20th August: Zaragoza


Mark has tweaked his back so we are having a laid back and easy time in Zaragoza, made easy again due to the incredibly high temperatures. We look back at the temps of places we have been to and they have all dropped back down to mid-high 30s again, and we just seem to be chasing a heat wave around Spain. 44 degrees (celcius) seems the norm, and I am pretty certain that is around the temperature that we jump into the sauna with! Anyway, a day lazing around has been good – we did get out this morning though before it got too hot.
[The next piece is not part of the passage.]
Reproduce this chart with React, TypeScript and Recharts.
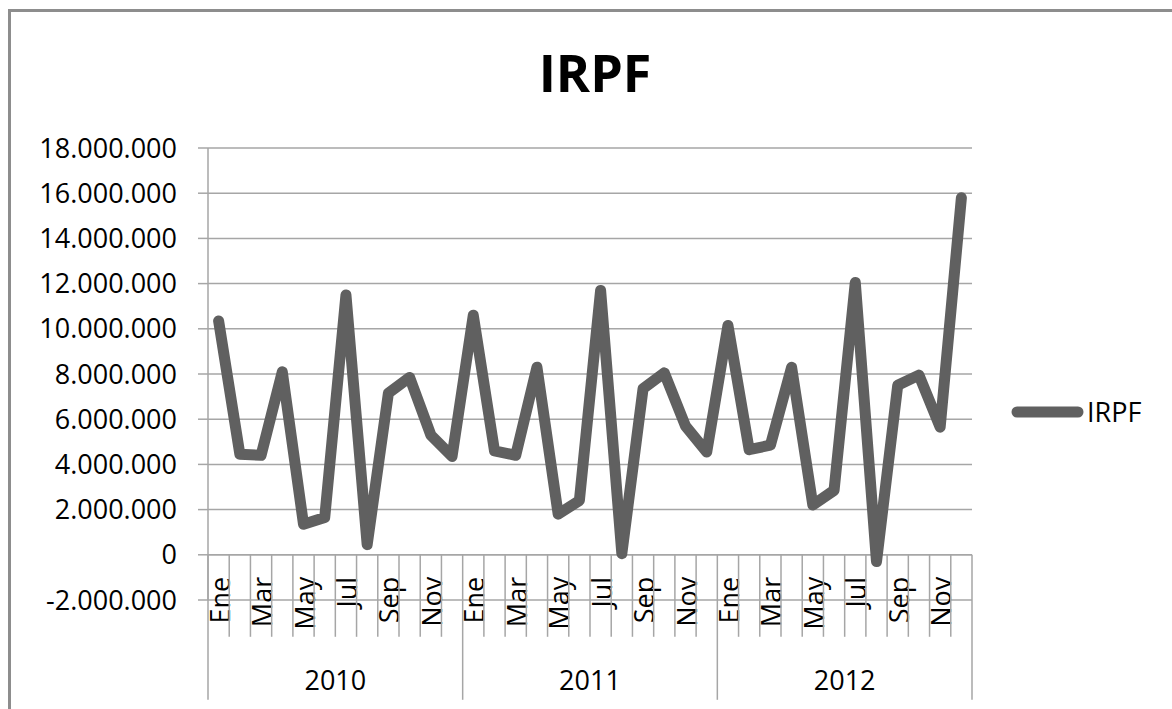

We went downstairs to a little café next door to have some breakfast. I love it when the waiters can work out what I am talking about – we ended up with good cuppas and toast, and I had brought some vegemite with us, so we had a very Aussie kind of breakfast. Mind you, a good cuppa to me these days is tea made with boiling water with a little milk added, not tea made entirely of hot milk. (Yes, I still have problems communicating this one – can say the same thing in every café, but you end up with something different)!

We went for a walk after brekkie, and discovered the building opposite the hotel is actually a big market. It was great wandering around looking at all the fish, meat and vegies. The first fish place we came to, a guy was filleting a big long fish. He had a filleting knife (of course), but also a big cutter that was a semi-circle about 20 cms long on the straight part. He’d roll that along the edges to cut off the crappier scraps of fish. It was amazing to watch, he was so precise. The meat stalls were selling a bit of everything, and lots of things that I did not recognize, by name or by look. There were also lots of little animals, whole animals. There were fruit stalls, and we bought some bananas (2), a couple of apples and a kilo of grapes. It was around €3.80 for all of it. There were probably around 120 stalls in the building, all fish, meat, or fruit – all with similar prices. We took our fresh fruit and headed back to the hotel for a feast!

Later that night we went tapas shopping again. We found a little bar that charged per toothpick – you choose the tapas you want, take it out of the display case, eat it and then at the end, they counted the number of toothpicks on your plate. We had some really yummy ones, some salmon on a bed of mayo and cream cheese (I think), ones with jamon and cheese and tomatoes, some more of those fabulous prawns wrapped in potato. After our fill there, we went for another street wander and ended up in a very old bar for another tapas plate. It was more traditional this time, and it was another of those plates of ‘we have no idea what we are eating’ type things. More sangria, more tapas - Food is GOOD in Zaragoza!